-- Start --
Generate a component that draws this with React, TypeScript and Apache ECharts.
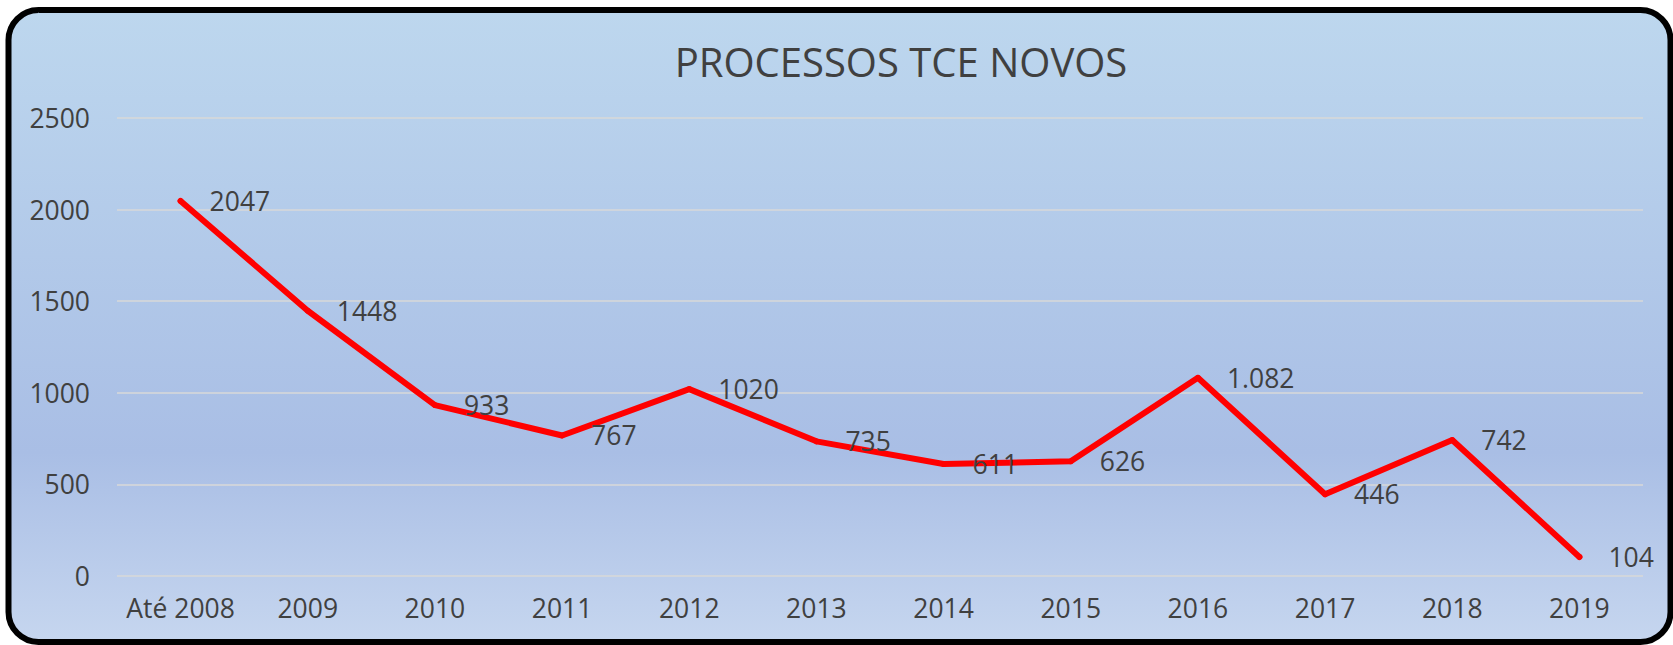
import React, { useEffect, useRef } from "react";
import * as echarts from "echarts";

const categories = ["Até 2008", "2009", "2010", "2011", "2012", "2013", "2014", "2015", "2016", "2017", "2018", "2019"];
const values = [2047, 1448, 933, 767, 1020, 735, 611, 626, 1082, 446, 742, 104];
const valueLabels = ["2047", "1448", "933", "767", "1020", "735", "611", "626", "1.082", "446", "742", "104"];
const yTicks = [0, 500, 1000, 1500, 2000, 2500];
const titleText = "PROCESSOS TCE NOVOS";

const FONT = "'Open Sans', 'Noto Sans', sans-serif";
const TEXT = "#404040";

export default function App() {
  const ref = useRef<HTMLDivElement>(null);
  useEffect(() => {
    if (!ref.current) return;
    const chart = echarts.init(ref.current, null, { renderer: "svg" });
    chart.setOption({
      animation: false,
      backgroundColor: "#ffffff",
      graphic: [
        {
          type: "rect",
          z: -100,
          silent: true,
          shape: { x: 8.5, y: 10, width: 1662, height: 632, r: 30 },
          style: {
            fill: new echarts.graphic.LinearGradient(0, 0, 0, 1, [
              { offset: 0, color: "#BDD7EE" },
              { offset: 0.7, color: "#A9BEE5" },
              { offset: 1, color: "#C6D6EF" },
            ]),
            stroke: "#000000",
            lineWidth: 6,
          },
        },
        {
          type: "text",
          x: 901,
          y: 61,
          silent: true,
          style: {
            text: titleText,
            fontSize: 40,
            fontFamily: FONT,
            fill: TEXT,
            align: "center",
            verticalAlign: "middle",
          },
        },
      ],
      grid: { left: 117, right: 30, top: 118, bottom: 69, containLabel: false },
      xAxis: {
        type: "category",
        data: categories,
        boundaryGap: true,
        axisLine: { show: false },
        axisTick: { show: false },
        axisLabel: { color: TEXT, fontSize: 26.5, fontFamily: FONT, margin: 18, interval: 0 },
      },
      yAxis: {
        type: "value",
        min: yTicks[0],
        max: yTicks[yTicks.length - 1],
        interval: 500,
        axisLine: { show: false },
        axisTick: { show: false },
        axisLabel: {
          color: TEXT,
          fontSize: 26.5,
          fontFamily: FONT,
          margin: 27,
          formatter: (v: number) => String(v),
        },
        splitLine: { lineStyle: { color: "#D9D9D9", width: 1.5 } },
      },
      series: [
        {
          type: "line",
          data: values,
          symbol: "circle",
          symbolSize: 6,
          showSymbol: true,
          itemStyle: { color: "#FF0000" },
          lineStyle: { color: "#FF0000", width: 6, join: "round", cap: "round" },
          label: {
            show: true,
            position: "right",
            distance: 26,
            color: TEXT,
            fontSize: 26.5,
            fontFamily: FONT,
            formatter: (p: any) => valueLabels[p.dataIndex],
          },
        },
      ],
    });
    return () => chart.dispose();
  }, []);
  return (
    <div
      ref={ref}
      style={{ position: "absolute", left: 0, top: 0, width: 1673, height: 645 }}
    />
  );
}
-- End --
-- Start --
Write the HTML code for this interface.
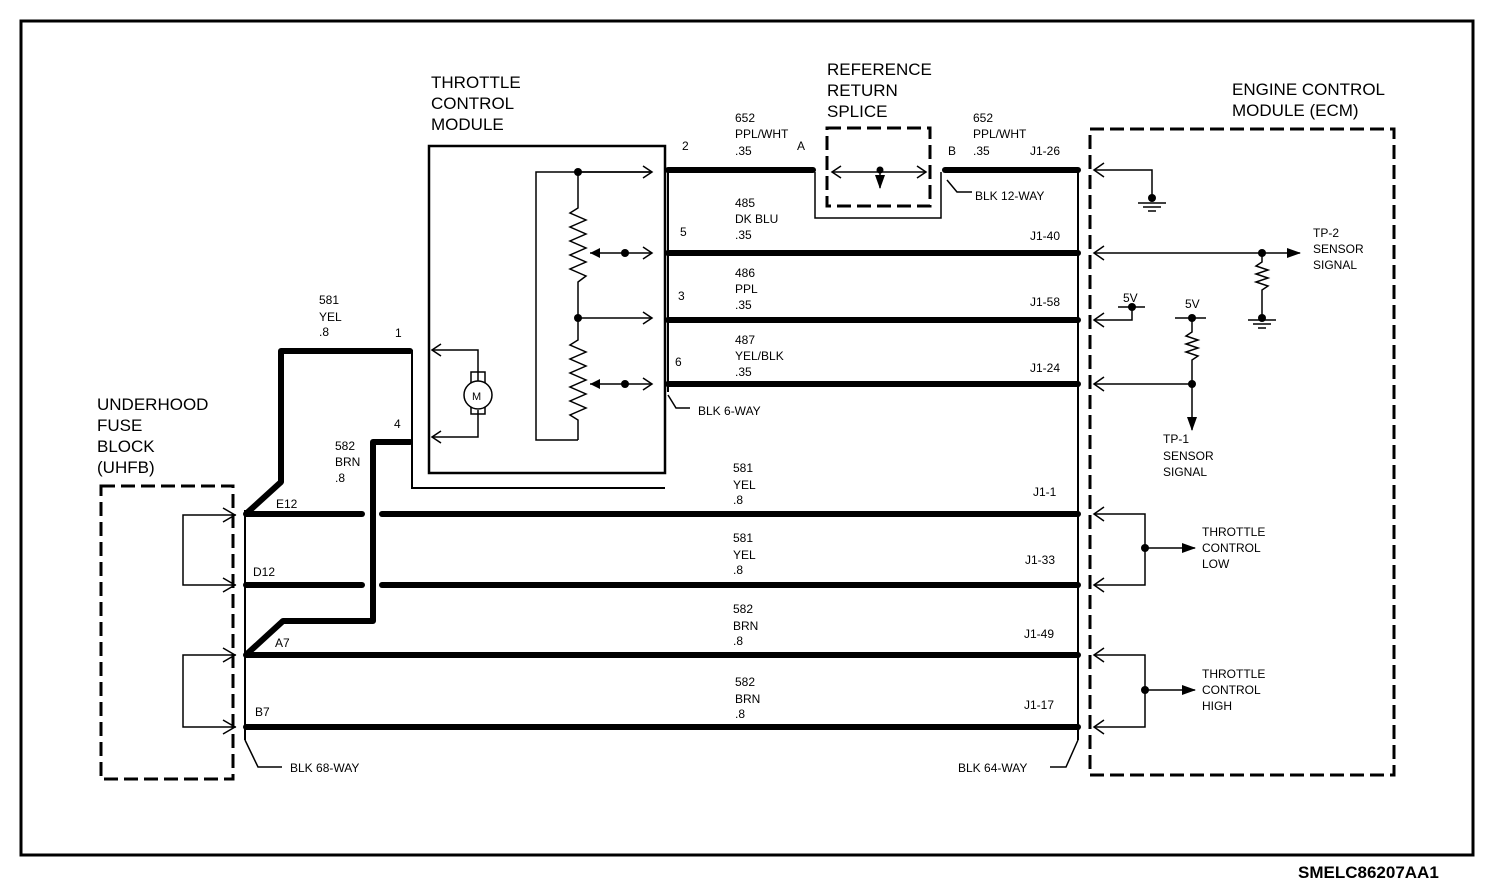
-- End --
Look through the lines above and collect those with the word "React".

**Full solution**
Generate a component that draws this with React, TypeScript and Apache ECharts.
import React, { useEffect, useRef } from "react";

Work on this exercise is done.